§ Goal of the exercise:
Leave out the pictures, and write out exactly the lines from the beginning of the material to the line holding "1.0, 1.0, 0, 0];", that line included, and nothing else.

(Records contained in a dataset)

--*--

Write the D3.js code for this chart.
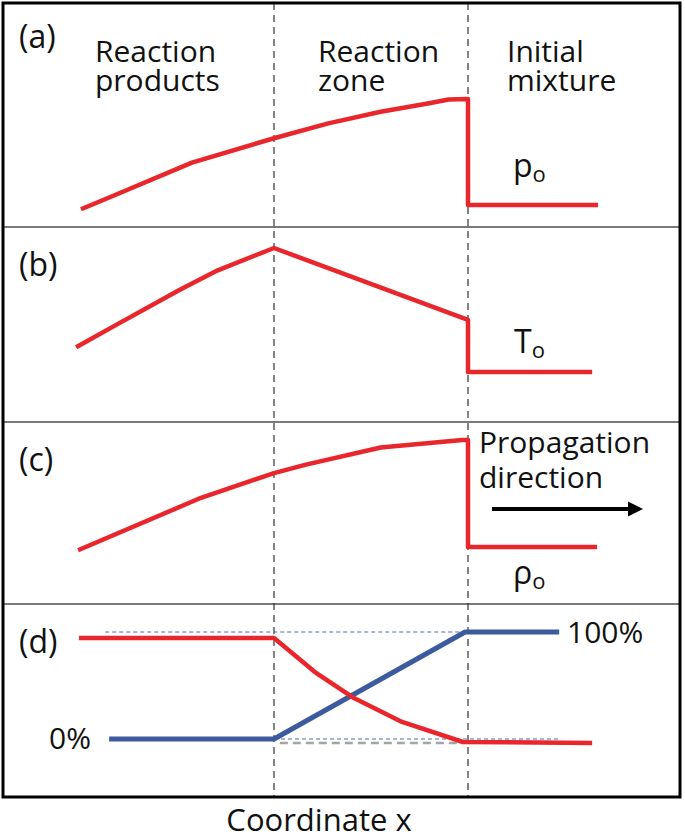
<!DOCTYPE html>
<html>
<head>
<meta charset="utf-8">
<script src="https://cdn.jsdelivr.net/npm/d3@7"></script>
<style>
  html, body { margin: 0; padding: 0; background: #fff; }
  svg { display: block; }
  text { font-family: "Open Sans", "DejaVu Sans", sans-serif; fill: #111; }
</style>
</head>
<body>
<script>
// ---------------- DATA ----------------
const panelLetters = ["(a)", "(b)", "(c)", "(d)"];
const regionLabels = [["Reaction", "products"], ["Reaction", "zone"], ["Initial", "mixture"]];
const frontPositions = [0, 1]; // reaction zone boundaries (dashed lines)

// (a) pressure
const pressureX = [-0.995, -0.825, -0.423, 0, 0.28, 0.55, 0.80, 0.90, 1.0, 1.0, 1.67];
const pressureY = [-0.04, 0.09, 0.40, 0.63, 0.77, 0.88, 0.96, 0.995, 1.0, 0, 0];

// (b) temperature
const temperatureX = [-1.02, -0.825, -0.49, -0.29, 0, 1.0, 1.0, 1.64];
const temperatureY = [0.20, 0.37, 0.66, 0.82, 1.0, 0.42, 0, 0];

// (c) density
const densityX = [-1.01, -0.376, 0, 0.165, 0.55, 0.97, 1.0, 1.0, 1.665];
const densityY = [-0.03, 0.46, 0.69, 0.77, 0.93, 1.0, 1.0, 0, 0];

// (d) composition
const reactantX = [-1.005, 0, 0.211, 0.412, 0.66, 0.974, 1.64];
const reactantY = [0.944, 0.944, 0.626, 0.383, 0.159, -0.028, -0.037];
const productX = [-0.85, 0, 0.985, 1.47];
const productY = [0, 0, 1, 1];
const guideTopX = [-0.87, 0.985];
const guideBottomX = [0, 1.47];
const grayGuideX = [0.03, 0.975];
const grayGuideY = -0.037;
const percentLabels = ["0%", "100%"];

const initialLabels = [["p", "o"], ["T", "o"], ["ρ", "o"]];
const propagationLabel = ["Propagation", "direction"];
const axisTitle = "Coordinate x";

// ---------------- LAYOUT ----------------
const W = 685, H = 840;
const box = { left: 3, top: 3, right: 680, bottom: 797 };
const separators = [227, 422, 604];
const RED = "#e8262b", BLUE = "#3c5a9e";

const svg = d3.select("body").append("svg").attr("width", W).attr("height", H);
svg.append("rect").attr("width", W).attr("height", H).attr("fill", "#fff");

const x = d3.scaleLinear().domain([0, 1]).range([274, 468]);
const yA = d3.scaleLinear().domain([0, 1]).range([205, 99]);
const yB = d3.scaleLinear().domain([0, 1]).range([372, 248]);
const yC = d3.scaleLinear().domain([0, 1]).range([547, 440]);
const yD = d3.scaleLinear().domain([0, 1]).range([739, 632]);

const zip = (xs, ys) => xs.map((v, i) => [v, Array.isArray(ys) ? ys[i] : ys]);

// separators
svg.selectAll("line.sep").data(separators).join("line")
  .attr("class", "sep")
  .attr("x1", box.left).attr("x2", box.right)
  .attr("y1", d => d).attr("y2", d => d)
  .attr("stroke", "#7a7a7a").attr("stroke-width", 2);

// dashed vertical lines
svg.selectAll("line.front").data(frontPositions).join("line")
  .attr("class", "front")
  .attr("x1", d => x(d)).attr("x2", d => x(d))
  .attr("y1", box.top).attr("y2", box.bottom)
  .attr("stroke", "#333").attr("stroke-width", 1.2)
  .attr("stroke-dasharray", "7,5");

// guides in (d)
const g = svg.append("g");
const guideLine = (xs, ys, yScale) => d3.line().x(d => x(d[0])).y(d => yScale(d[1]))(zip(xs, ys));
g.append("path").attr("d", guideLine(guideTopX, 1, yD))
  .attr("fill", "none").attr("stroke", "#5569ad").attr("stroke-width", 1).attr("stroke-dasharray", "4,3");
g.append("path").attr("d", guideLine(guideBottomX, 0, yD))
  .attr("fill", "none").attr("stroke", "#5569ad").attr("stroke-width", 1).attr("stroke-dasharray", "4,3");
g.append("path").attr("d", guideLine(grayGuideX, grayGuideY, yD))
  .attr("fill", "none").attr("stroke", "#a5a5a5").attr("stroke-width", 2.5).attr("stroke-dasharray", "8,5");

// curves
const series = [
  { xs: pressureX, ys: pressureY, y: yA, color: RED, w: 4.5 },
  { xs: temperatureX, ys: temperatureY, y: yB, color: RED, w: 4.5 },
  { xs: densityX, ys: densityY, y: yC, color: RED, w: 4.5 },
  { xs: productX, ys: productY, y: yD, color: BLUE, w: 5 },
  { xs: reactantX, ys: reactantY, y: yD, color: RED, w: 4.5 }
];
svg.selectAll("path.curve").data(series).join("path")
  .attr("class", "curve")
  .attr("d", s => d3.line().x(d => x(d[0])).y(d => s.y(d[1]))(zip(s.xs, s.ys)))
  .attr("fill", "none").attr("stroke", s => s.color).attr("stroke-width", s => s.w)
  .attr("stroke-linejoin", "round").attr("stroke-linecap", "butt");

// outer frame
svg.append("rect")
  .attr("x", box.left).attr("y", box.top)
  .attr("width", box.right - box.left).attr("height", box.bottom - box.top)
  .attr("fill", "none").attr("stroke", "#000").attr("stroke-width", 3);

// panel letters
const letterBaselines = [48, 276, 471, 653];
svg.selectAll("text.letter").data(panelLetters).join("text")
  .attr("class", "letter")
  .attr("x", 19).attr("y", (d, i) => letterBaselines[i])
  .attr("font-size", 32).text(d => d);

// region labels (two lines in one text element)
const regionX = [95, 318, 507];
regionLabels.forEach((lines, i) => {
  const t = svg.append("text").attr("x", regionX[i]).attr("y", 62).attr("font-size", 30);
  lines.forEach((s, j) => {
    t.append("tspan").attr("x", regionX[i]).attr("dy", j === 0 ? 0 : 29).text(s);
  });
});

// initial-state labels
const initPos = [[513, 177], [514, 353], [513, 584]];
initialLabels.forEach((lab, i) => {
  const t = svg.append("text").attr("x", initPos[i][0]).attr("y", initPos[i][1]).attr("font-size", 32);
  t.append("tspan").text(lab[0]);
  t.append("tspan").attr("font-size", 22).attr("dy", 5).text(lab[1]);
});

// propagation label + arrow
const pt = svg.append("text").attr("x", 479).attr("y", 453).attr("font-size", 30);
propagationLabel.forEach((s, j) => {
  pt.append("tspan").attr("x", 479).attr("dy", j === 0 ? 0 : 35).text(s);
});
const arrowY = 509;
svg.append("line").attr("x1", 492).attr("x2", 630).attr("y1", arrowY).attr("y2", arrowY)
  .attr("stroke", "#000").attr("stroke-width", 4);
svg.append("path")
  .attr("d", d3.line()([[628, arrowY - 7.5], [643, arrowY], [628, arrowY + 7.5]]) + "Z")
  .attr("fill", "#000");

// percentage labels
svg.append("text").attr("x", 49).attr("y", yD(0) + 10).attr("font-size", 30).text(percentLabels[0]);
svg.append("text").attr("x", 567).attr("y", yD(1) + 11).attr("font-size", 30).text(percentLabels[1]);

// axis title
svg.append("text").attr("x", 319).attr("y", 831).attr("text-anchor", "middle")
  .attr("font-size", 31).text(axisTitle);
</script>
</body>
</html>
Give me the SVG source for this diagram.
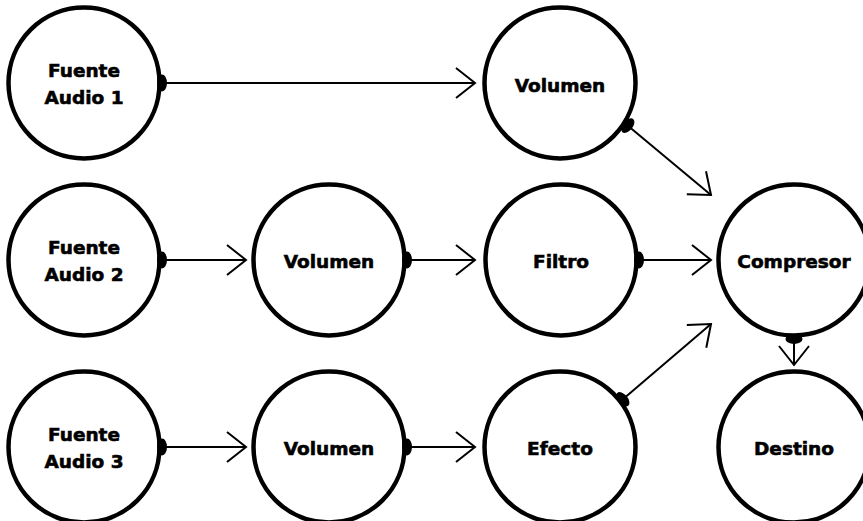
<svg xmlns="http://www.w3.org/2000/svg" width="863" height="521" viewBox="0 0 863 521">
<style>
.node circle{fill:#fff;stroke:#000;stroke-width:4.5}
.node text{font-family:"DejaVu Sans","Verdana",sans-serif;font-weight:bold;font-size:18.5px;text-anchor:middle;fill:#000;stroke:#000;stroke-width:0.6}
.edge{stroke:#000;stroke-width:2;fill:none;marker-start:url(#dot);marker-end:url(#arrow)}
</style>
<defs>
<marker id="arrow" markerUnits="userSpaceOnUse" viewBox="-22 -18 24 36" refX="0" refY="0" markerWidth="24" markerHeight="36" orient="auto" overflow="visible">
<path d="M-19,-15 L0,0 L-19,15" fill="none" stroke="#000" stroke-width="2"/>
</marker>
<marker id="dot" markerUnits="userSpaceOnUse" viewBox="-8 -10 16 20" refX="0" refY="0" markerWidth="16" markerHeight="20" orient="auto" overflow="visible">
<ellipse cx="1" cy="0" rx="5" ry="8.5" fill="#000"/>
</marker>
</defs>
<rect width="863" height="521" fill="#fff"/>
<g id="fuente1" class="node"><circle cx="84" cy="83" r="75.5"/><text x="84" y="77">Fuente</text><text x="84" y="103.5">Audio 1</text></g>
<g id="volumen1" class="node"><circle cx="560" cy="83" r="75.5"/><text x="560" y="92">Volumen</text></g>
<g id="fuente2" class="node"><circle cx="84" cy="260" r="75.5"/><text x="84" y="254">Fuente</text><text x="84" y="280.5">Audio 2</text></g>
<g id="volumen2" class="node"><circle cx="329" cy="260" r="75.5"/><text x="329" y="268">Volumen</text></g>
<g id="filtro" class="node"><circle cx="561" cy="260" r="75.5"/><text x="561" y="268">Filtro</text></g>
<g id="compresor" class="node"><circle cx="794" cy="260" r="75.5"/><text x="794" y="268">Compresor</text></g>
<g id="fuente3" class="node"><circle cx="84" cy="447" r="75.5"/><text x="84" y="441">Fuente</text><text x="84" y="467.5">Audio 3</text></g>
<g id="volumen3" class="node"><circle cx="329" cy="447" r="75.5"/><text x="329" y="455">Volumen</text></g>
<g id="efecto" class="node"><circle cx="560" cy="447" r="75.5"/><text x="560" y="455">Efecto</text></g>
<g id="destino" class="node"><circle cx="794" cy="447" r="75.5"/><text x="794" y="455">Destino</text></g>
<g id="connectors">
<line class="edge" x1="161" y1="83" x2="475" y2="83"/>
<line class="edge" x1="627" y1="125" x2="711" y2="195"/>
<line class="edge" x1="161" y1="260" x2="246" y2="260"/>
<line class="edge" x1="406" y1="260" x2="475" y2="260"/>
<line class="edge" x1="638" y1="260" x2="711" y2="260"/>
<line class="edge" x1="161" y1="447" x2="246" y2="447"/>
<line class="edge" x1="406" y1="447" x2="475" y2="447"/>
<line class="edge" x1="622" y1="400" x2="711" y2="324"/>
<line class="edge" x1="794" y1="338" x2="794" y2="365"/>
</g>
</svg>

--*--

§ Result:
Write the D3.js code for this chart.
<!DOCTYPE html>
<html>
<head>
<meta charset="utf-8">
<script src="https://cdn.jsdelivr.net/npm/d3@7"></script>
<style>
  html, body { margin: 0; padding: 0; background: #fff; }
  svg { display: block; }
  text { font-family: "Open Sans", "DejaVu Sans", sans-serif; fill: #111; }
</style>
</head>
<body>
<script>
// ---------------- DATA ----------------
const panelLetters = ["(a)", "(b)", "(c)", "(d)"];
const regionLabels = [["Reaction", "products"], ["Reaction", "zone"], ["Initial", "mixture"]];
const frontPositions = [0, 1]; // reaction zone boundaries (dashed lines)

// (a) pressure
const pressureX = [-0.995, -0.825, -0.423, 0, 0.28, 0.55, 0.80, 0.90, 1.0, 1.0, 1.67];
const pressureY = [-0.04, 0.09, 0.40, 0.63, 0.77, 0.88, 0.96, 0.995, 1.0, 0, 0];

// (b) temperature
const temperatureX = [-1.02, -0.825, -0.49, -0.29, 0, 1.0, 1.0, 1.64];
const temperatureY = [0.20, 0.37, 0.66, 0.82, 1.0, 0.42, 0, 0];

// (c) density
const densityX = [-1.01, -0.376, 0, 0.165, 0.55, 0.97, 1.0, 1.0, 1.665];
const densityY = [-0.03, 0.46, 0.69, 0.77, 0.93, 1.0, 1.0, 0, 0];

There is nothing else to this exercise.